Monday, 16 June 2014 - 1:54PM
Monday, 16 June 2014 - 1:54PM

The scientific community widely accepts the notion that the extinction of dinosaurs was caused by a collision between the Earth and a massive object such as a meteor, the impact of which brought the Earth into an ice age that wiped out up to three-quarters of the species. We've never had a definitive answer, however, for the origin of said massive object. That might be about to change, as several scientists from Harvard theorize that a disk of dark matter at the center of our galaxy may have indirectly caused the collision.


The nature of dark matter remains under investigation by astrophysicists, but there is a near consensus among scientists that the majority of the universe consists of dark matter or dark energy. Dark matter refers to a hypothetical type of matter that accounts for observed phenomena that appear to be the result of mass where mass cannot be seen. Astrophysicists believe that dark matter is matter composed of particles that do not emit or absorb light and that interact only through gravity and the weak force (weakly interacting massive particles, or WIMPS).


Credit: The Daily Galaxy


Recently, theoretical physicists Lisa Randall and Matthew Reece suggested that a hypothetical type of dark matter could form a sort of disk that runs through the center of the Milky Way. If the solar system were to move through this disk, then the gravitational effects of the dark matter could potentially dislodge comets and meteors from orbit. 

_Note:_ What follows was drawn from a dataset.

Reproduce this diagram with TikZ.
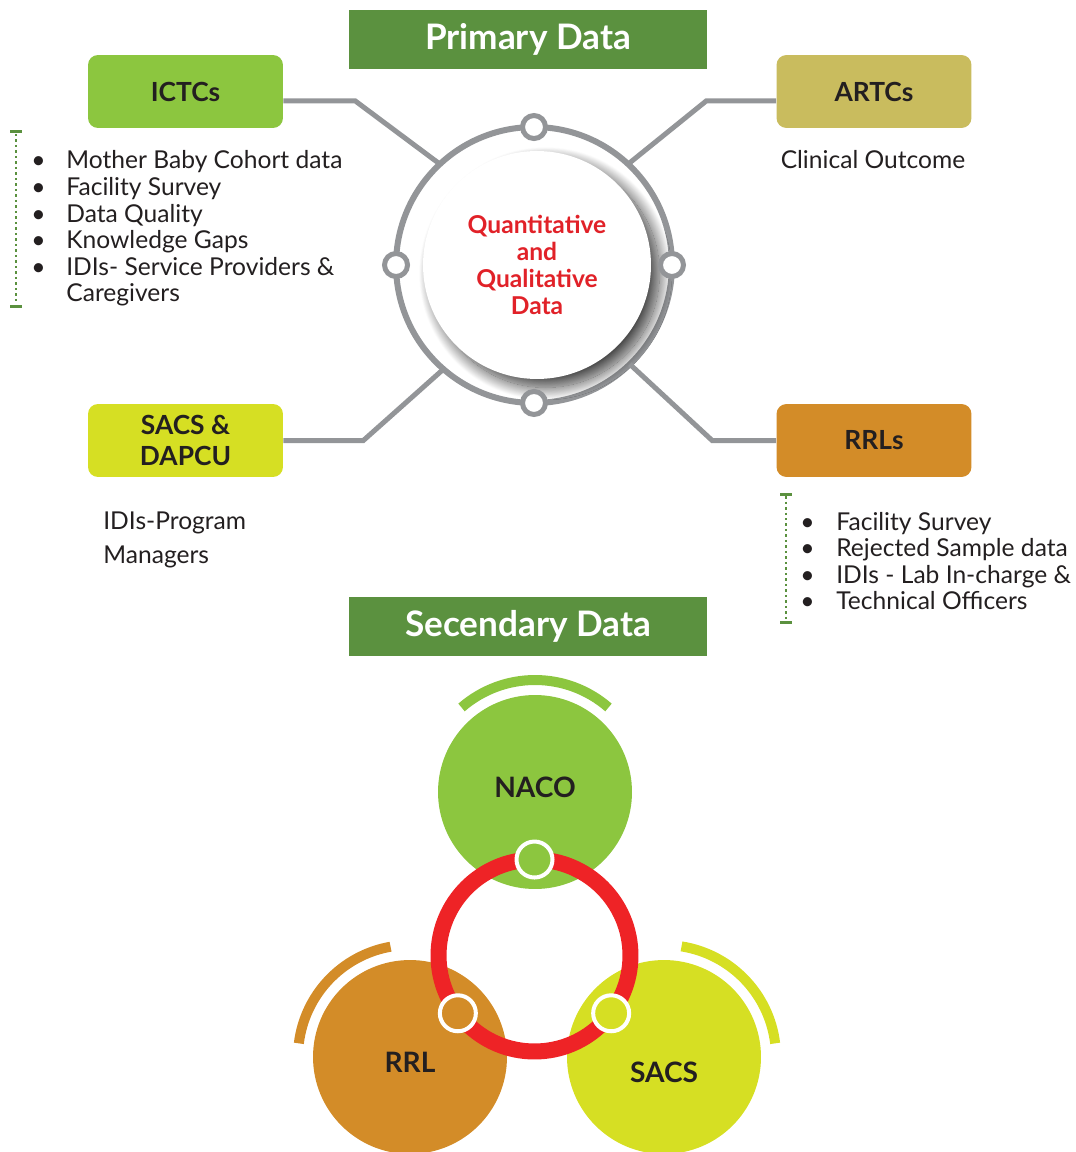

"Those objects are only weakly gravitationally bound," Randall said. "With enough of a trigger, it's possible to dislodge objects from their current orbit. While some will go out of the solar system, others may come into the inner solar system, which increases the likelihood that they may hit the Earth." 


According to the model created by Randall and her team, the solar system would pass through the disk of dark matter every 35 million years, which is consistent with evidence from impact craters that demonstrates an increase in meteor strikes that occurs periodically on approximately that timetable.


If this model is correct, then scientists would not only need to re-evaluate the mass extinction event, but many other scientific mysteries as well, such as the mechanism by which the massive black holes at the center of galaxies form. 


"One possibility is that it may 'seed' black holes at the center of galaxies," Randall said. "This is a work in progress. It's an entirely new scenario we're working out, so I don't want to overstate anything, but it's a very interesting possibility."